Exercise goal:
Please retype the data in full and exactly; the pictures are not part of the copy.

Supplied data:
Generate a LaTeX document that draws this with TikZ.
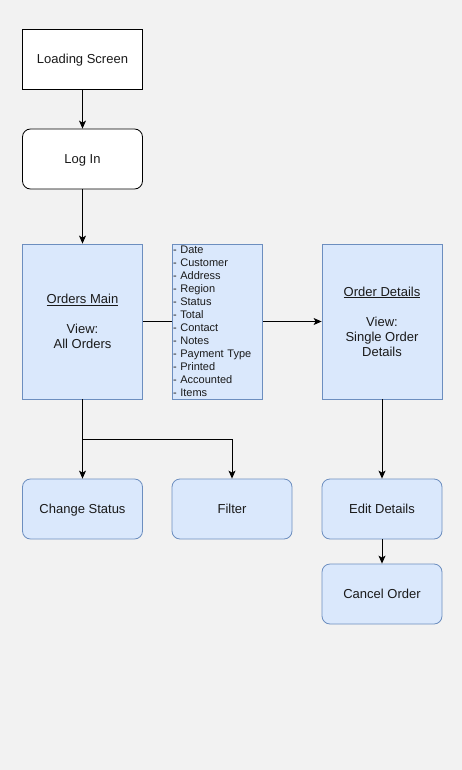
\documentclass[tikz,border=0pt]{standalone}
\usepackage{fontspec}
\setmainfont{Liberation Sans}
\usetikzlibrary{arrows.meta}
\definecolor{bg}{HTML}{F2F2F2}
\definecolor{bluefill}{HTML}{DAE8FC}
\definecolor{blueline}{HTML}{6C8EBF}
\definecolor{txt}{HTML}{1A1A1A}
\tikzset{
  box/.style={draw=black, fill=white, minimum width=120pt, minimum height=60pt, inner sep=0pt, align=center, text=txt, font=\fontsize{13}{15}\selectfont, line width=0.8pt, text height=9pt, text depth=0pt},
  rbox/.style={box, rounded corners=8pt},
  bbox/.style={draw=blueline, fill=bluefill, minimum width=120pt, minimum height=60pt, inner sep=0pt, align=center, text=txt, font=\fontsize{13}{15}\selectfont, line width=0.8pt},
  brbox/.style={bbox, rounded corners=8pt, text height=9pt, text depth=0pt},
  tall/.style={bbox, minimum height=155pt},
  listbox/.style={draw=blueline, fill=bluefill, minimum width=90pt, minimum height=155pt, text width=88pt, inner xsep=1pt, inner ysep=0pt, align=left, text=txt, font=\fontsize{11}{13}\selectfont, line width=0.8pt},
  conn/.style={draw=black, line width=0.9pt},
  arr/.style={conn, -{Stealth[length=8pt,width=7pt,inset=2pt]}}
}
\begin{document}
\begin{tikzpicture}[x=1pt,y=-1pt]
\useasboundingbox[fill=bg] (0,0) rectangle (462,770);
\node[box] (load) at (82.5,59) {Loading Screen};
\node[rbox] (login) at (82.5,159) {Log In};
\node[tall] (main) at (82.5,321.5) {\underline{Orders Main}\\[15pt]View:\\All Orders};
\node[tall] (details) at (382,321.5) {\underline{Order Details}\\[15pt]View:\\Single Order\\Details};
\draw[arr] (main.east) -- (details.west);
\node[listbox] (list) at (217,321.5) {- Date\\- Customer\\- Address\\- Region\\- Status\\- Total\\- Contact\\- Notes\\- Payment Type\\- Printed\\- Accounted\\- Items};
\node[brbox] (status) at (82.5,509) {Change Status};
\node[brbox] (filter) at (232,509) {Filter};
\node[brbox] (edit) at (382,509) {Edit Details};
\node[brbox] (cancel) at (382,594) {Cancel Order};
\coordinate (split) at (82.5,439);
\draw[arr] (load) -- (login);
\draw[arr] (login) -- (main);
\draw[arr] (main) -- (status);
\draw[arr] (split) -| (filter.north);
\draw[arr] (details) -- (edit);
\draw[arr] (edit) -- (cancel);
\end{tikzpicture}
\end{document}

Exercise answer:
Generate a LaTeX document that draws this with TikZ.
\documentclass[tikz,border=0pt]{standalone}
\usepackage{fontspec}
\setmainfont{Liberation Sans}
\usetikzlibrary{arrows.meta}
\definecolor{bg}{HTML}{F2F2F2}
\definecolor{bluefill}{HTML}{DAE8FC}
\definecolor{blueline}{HTML}{6C8EBF}
\definecolor{txt}{HTML}{1A1A1A}
\tikzset{
  box/.style={draw=black, fill=white, minimum width=120pt, minimum height=60pt, inner sep=0pt, align=center, text=txt, font=\fontsize{13}{15}\selectfont, line width=0.8pt, text height=9pt, text depth=0pt},
  rbox/.style={box, rounded corners=8pt},
  bbox/.style={draw=blueline, fill=bluefill, minimum width=120pt, minimum height=60pt, inner sep=0pt, align=center, text=txt, font=\fontsize{13}{15}\selectfont, line width=0.8pt},
  brbox/.style={bbox, rounded corners=8pt, text height=9pt, text depth=0pt},
  tall/.style={bbox, minimum height=155pt},
  listbox/.style={draw=blueline, fill=bluefill, minimum width=90pt, minimum height=155pt, text width=88pt, inner xsep=1pt, inner ysep=0pt, align=left, text=txt, font=\fontsize{11}{13}\selectfont, line width=0.8pt},
  conn/.style={draw=black, line width=0.9pt},
  arr/.style={conn, -{Stealth[length=8pt,width=7pt,inset=2pt]}}
}
\begin{document}
\begin{tikzpicture}[x=1pt,y=-1pt]
\useasboundingbox[fill=bg] (0,0) rectangle (462,770);
\node[box] (load) at (82.5,59) {Loading Screen};
\node[rbox] (login) at (82.5,159) {Log In};
\node[tall] (main) at (82.5,321.5) {\underline{Orders Main}\\[15pt]View:\\All Orders};
\node[tall] (details) at (382,321.5) {\underline{Order Details}\\[15pt]View:\\Single Order\\Details};
\draw[arr] (main.east) -- (details.west);
\node[listbox] (list) at (217,321.5) {- Date\\- Customer\\- Address\\- Region\\- Status\\- Total\\- Contact\\- Notes\\- Payment Type\\- Printed\\- Accounted\\- Items};
\node[brbox] (status) at (82.5,509) {Change Status};
\node[brbox] (filter) at (232,509) {Filter};
\node[brbox] (edit) at (382,509) {Edit Details};
\node[brbox] (cancel) at (382,594) {Cancel Order};
\coordinate (split) at (82.5,439);
\draw[arr] (load) -- (login);
\draw[arr] (login) -- (main);
\draw[arr] (main) -- (status);
\draw[arr] (split) -| (filter.north);
\draw[arr] (details) -- (edit);
\draw[arr] (edit) -- (cancel);
\end{tikzpicture}
\end{document}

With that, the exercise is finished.